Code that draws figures
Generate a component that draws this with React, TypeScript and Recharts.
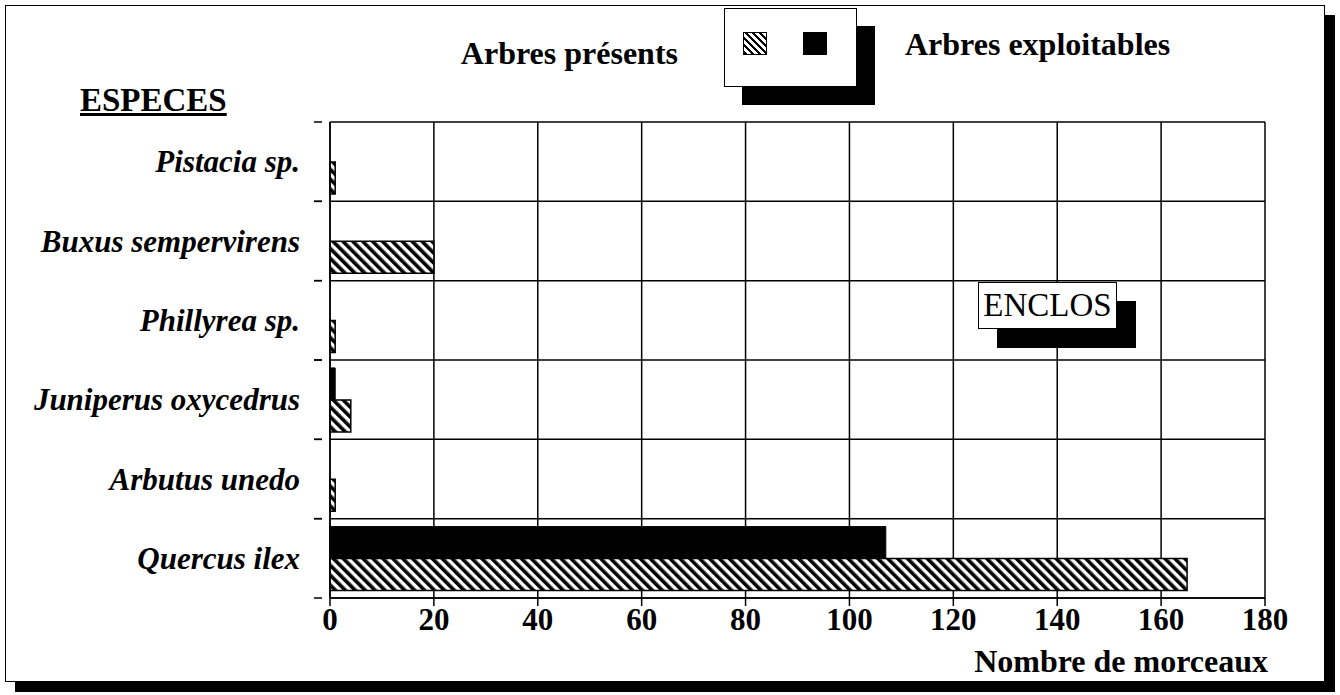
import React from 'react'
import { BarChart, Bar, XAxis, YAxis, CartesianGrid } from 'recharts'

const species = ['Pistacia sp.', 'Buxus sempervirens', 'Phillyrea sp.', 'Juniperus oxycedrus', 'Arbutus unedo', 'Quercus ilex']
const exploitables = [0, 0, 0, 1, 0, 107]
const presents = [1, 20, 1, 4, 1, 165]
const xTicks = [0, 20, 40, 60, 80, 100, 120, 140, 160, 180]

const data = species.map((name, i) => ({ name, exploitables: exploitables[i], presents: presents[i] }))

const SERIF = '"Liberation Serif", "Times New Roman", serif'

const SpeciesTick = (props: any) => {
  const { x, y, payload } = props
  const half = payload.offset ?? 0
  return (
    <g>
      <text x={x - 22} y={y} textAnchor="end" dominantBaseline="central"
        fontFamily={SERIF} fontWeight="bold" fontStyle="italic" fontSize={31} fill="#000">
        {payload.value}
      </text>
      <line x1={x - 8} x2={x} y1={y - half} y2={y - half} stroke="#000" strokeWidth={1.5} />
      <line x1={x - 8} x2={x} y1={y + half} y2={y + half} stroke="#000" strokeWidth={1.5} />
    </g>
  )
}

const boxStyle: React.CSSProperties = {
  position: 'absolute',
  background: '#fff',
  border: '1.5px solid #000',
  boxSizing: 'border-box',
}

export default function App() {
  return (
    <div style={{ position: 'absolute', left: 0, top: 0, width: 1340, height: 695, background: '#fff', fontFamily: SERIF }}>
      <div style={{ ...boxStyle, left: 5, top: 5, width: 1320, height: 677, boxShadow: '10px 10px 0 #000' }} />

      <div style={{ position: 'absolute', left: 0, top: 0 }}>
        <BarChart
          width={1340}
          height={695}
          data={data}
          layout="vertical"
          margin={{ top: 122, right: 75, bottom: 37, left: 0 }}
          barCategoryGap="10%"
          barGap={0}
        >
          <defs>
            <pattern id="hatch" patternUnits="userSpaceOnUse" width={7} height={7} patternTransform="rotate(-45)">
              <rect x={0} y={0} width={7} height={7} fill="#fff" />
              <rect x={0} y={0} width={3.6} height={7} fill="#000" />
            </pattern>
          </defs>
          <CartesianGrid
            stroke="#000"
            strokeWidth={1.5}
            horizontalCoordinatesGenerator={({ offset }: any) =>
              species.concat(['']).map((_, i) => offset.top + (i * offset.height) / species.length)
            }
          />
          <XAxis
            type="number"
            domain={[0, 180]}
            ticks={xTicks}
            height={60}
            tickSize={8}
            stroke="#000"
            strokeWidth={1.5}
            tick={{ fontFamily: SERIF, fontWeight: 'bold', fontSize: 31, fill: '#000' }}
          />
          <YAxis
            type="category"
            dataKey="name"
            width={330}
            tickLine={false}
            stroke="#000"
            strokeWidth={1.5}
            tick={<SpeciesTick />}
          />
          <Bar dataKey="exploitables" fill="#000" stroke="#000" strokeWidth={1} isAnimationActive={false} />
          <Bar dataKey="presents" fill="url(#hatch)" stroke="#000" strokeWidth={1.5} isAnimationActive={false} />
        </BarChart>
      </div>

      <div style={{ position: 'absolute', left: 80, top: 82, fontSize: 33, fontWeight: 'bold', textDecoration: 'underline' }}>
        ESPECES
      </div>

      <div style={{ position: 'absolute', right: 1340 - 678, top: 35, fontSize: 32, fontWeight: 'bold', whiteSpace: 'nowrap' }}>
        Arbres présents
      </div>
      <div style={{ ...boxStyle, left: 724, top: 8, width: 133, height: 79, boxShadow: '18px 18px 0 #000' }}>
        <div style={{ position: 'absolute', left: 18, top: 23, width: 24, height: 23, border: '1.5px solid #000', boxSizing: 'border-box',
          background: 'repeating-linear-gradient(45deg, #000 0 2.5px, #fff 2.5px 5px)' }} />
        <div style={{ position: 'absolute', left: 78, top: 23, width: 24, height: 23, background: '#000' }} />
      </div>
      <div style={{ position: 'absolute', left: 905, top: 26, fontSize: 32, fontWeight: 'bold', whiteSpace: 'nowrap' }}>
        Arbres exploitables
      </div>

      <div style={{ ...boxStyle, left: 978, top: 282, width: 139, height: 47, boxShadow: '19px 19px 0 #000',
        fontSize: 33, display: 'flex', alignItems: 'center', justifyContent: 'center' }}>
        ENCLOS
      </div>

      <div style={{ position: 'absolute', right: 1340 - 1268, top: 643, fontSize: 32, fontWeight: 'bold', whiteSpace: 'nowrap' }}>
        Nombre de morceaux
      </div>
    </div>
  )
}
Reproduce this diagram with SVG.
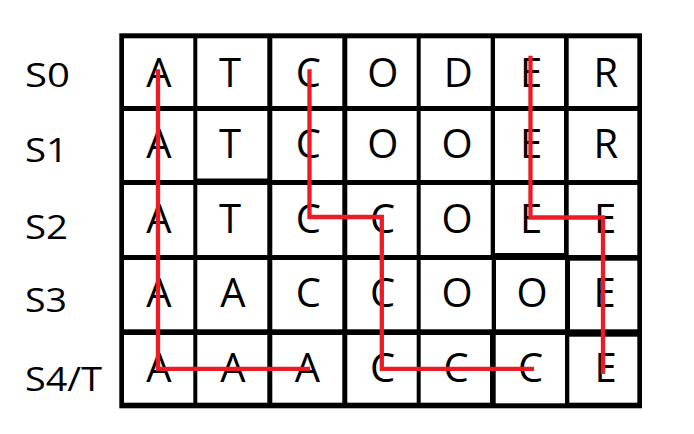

> _WHAT THIS TASK INVOLVES_: Skip the pictures and quote each line of the entries above, from the first through the line with "677, boxShadow: '10px", exactly as it appears.

> _FULL RESPONSE_:
Generate a component that draws this with React, TypeScript and Recharts.
import React from 'react'
import { BarChart, Bar, XAxis, YAxis, CartesianGrid } from 'recharts'

const species = ['Pistacia sp.', 'Buxus sempervirens', 'Phillyrea sp.', 'Juniperus oxycedrus', 'Arbutus unedo', 'Quercus ilex']
const exploitables = [0, 0, 0, 1, 0, 107]
const presents = [1, 20, 1, 4, 1, 165]
const xTicks = [0, 20, 40, 60, 80, 100, 120, 140, 160, 180]

const data = species.map((name, i) => ({ name, exploitables: exploitables[i], presents: presents[i] }))

const SERIF = '"Liberation Serif", "Times New Roman", serif'

const SpeciesTick = (props: any) => {
  const { x, y, payload } = props
  const half = payload.offset ?? 0
  return (
    <g>
      <text x={x - 22} y={y} textAnchor="end" dominantBaseline="central"
        fontFamily={SERIF} fontWeight="bold" fontStyle="italic" fontSize={31} fill="#000">
        {payload.value}
      </text>
      <line x1={x - 8} x2={x} y1={y - half} y2={y - half} stroke="#000" strokeWidth={1.5} />
      <line x1={x - 8} x2={x} y1={y + half} y2={y + half} stroke="#000" strokeWidth={1.5} />
    </g>
  )
}

const boxStyle: React.CSSProperties = {
  position: 'absolute',
  background: '#fff',
  border: '1.5px solid #000',
  boxSizing: 'border-box',
}

export default function App() {
  return (
    <div style={{ position: 'absolute', left: 0, top: 0, width: 1340, height: 695, background: '#fff', fontFamily: SERIF }}>
      <div style={{ ...boxStyle, left: 5, top: 5, width: 1320, height: 677, boxShadow: '10px 10px 0 #000' }} />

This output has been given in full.